AWS Systems Manager: State Manager
AWS Systems Manager State Manager can help to correct drifts of configurations within application instances through associations. An association is a configuration that is assigned to your managed instances, specifying a desired state, that will be reapplied periodically.
One common use case may to ensure that services are automatically restarted if the service were to go down, for example, the underlying EC2 instance may be running, but the application has crashed.
Another use case of this service is to ensure that the anti-malware is running. If it’s not installed, State Manager will install it automatically, and if it’s not running, State Manager will start the service.
Automating Security Hygiene with AWS Systems Manager
Manually managing Security hygiene at scale is often problematic. AWS Systems Manager can help you manage the security of resources at scale in three ways:
Grouping is creating groups of resources (such as grouping EC2 instances per application) to reflect an application stack or an environment.
Improving Visibility means centrally viewing patch compliance (using SSM Patch Manager) and operational issues (using SSM OpsCenter).
Taking actions is automating remediation actions on groups of resources using SSM automatons, for example SSM Session Manager can run scripts and commands Amazon EC2 instances with the Run command, while re-mediating vulnerabilities via patches can be completed using SSM Patch Manager.
CloudFormation
AWS CloudFormation is a service that helps you model and set up your AWS resources so that you can spend less time managing those resources and more time focusing on your applications that run in AWS. You create a template that describes all the AWS resources that you want (like Amazon EC2 instances or Amazon RDS DB instances), and CloudFormation takes care of provisioning and configuring those resources for you.
Drift
While CloudFormation can manage resources, it does not protect against manual changes. When changes are made to a resume that was not completed by CloudFormation, this is know as a drift.
By performing a "drift section", CloudFormation is able to compare the resources deployed in the account with what was defined within the CloudFormation template.
Termination Protection
To prevent accidental stack deletes, you can enable Termination protection.
When enabled, users will get an error when they try to delete the stack. To delete the stack, the user would need to disable to termination protection, and delete the stack.
Stack Policies
A CloudFormation stack policy is a JSON document that defines the update actions that can be performed on designated resources within a CloudFormation stack.
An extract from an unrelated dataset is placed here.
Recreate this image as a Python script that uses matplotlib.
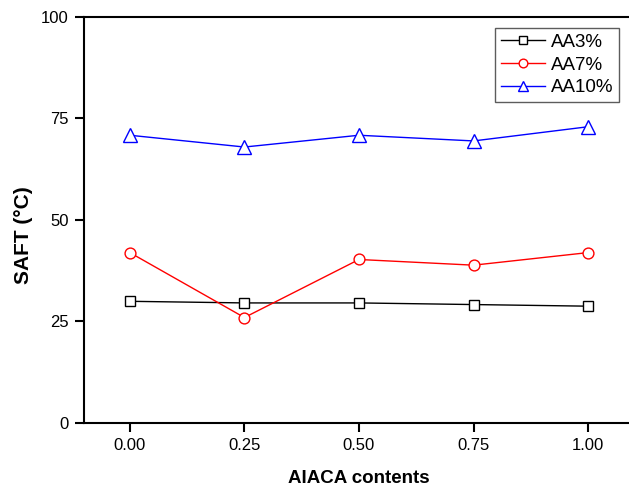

It allows you to control who can update the stack and what changes they can make.
Stack policies can help prevent unintended changes to your infrastructure and enforce security best practices.
{
"Statement": [
{
"Effect": "Allow",
"Principal": "*",
"Resource": "*",
"Action": [
"UpdateStack"
]
},
{
"Effect": "Deny",
"Principal": "*",
"Resource": "LogicalResourceId/CriticalSecurityGroup",
"Action": [
"UpdateStack"
]
},
{
"Effect": "Allow",
"Principal": {
"AWS": "arn:aws:iam::123456789012:user/my-user"
},
"Resource": "*",
"Action": [
"UpdateStack",
"DeleteStack"
]
}
]
}
More example can be found on the Prevent updates to stack resources page.
Dynamic References
CloudFormation can be used to reference parameters stored within SSM Parameter store of Secrets Manager, and currently supports:
ssm: Systems Manager Parameter Store plaintext parameter.
ssm-secure: Systems Manager Parameter Store secure string parameter.
secretsmanager: Secrets Manager secret.
Guard
AWS CloudFormation Guard is an open-source cli tool that is used to validate CloudFormation templates against organization policy guidelines.
You can define your own policies using code using a DSL language, and can be used as part of your CI/CD pipelines to enforce your security policies.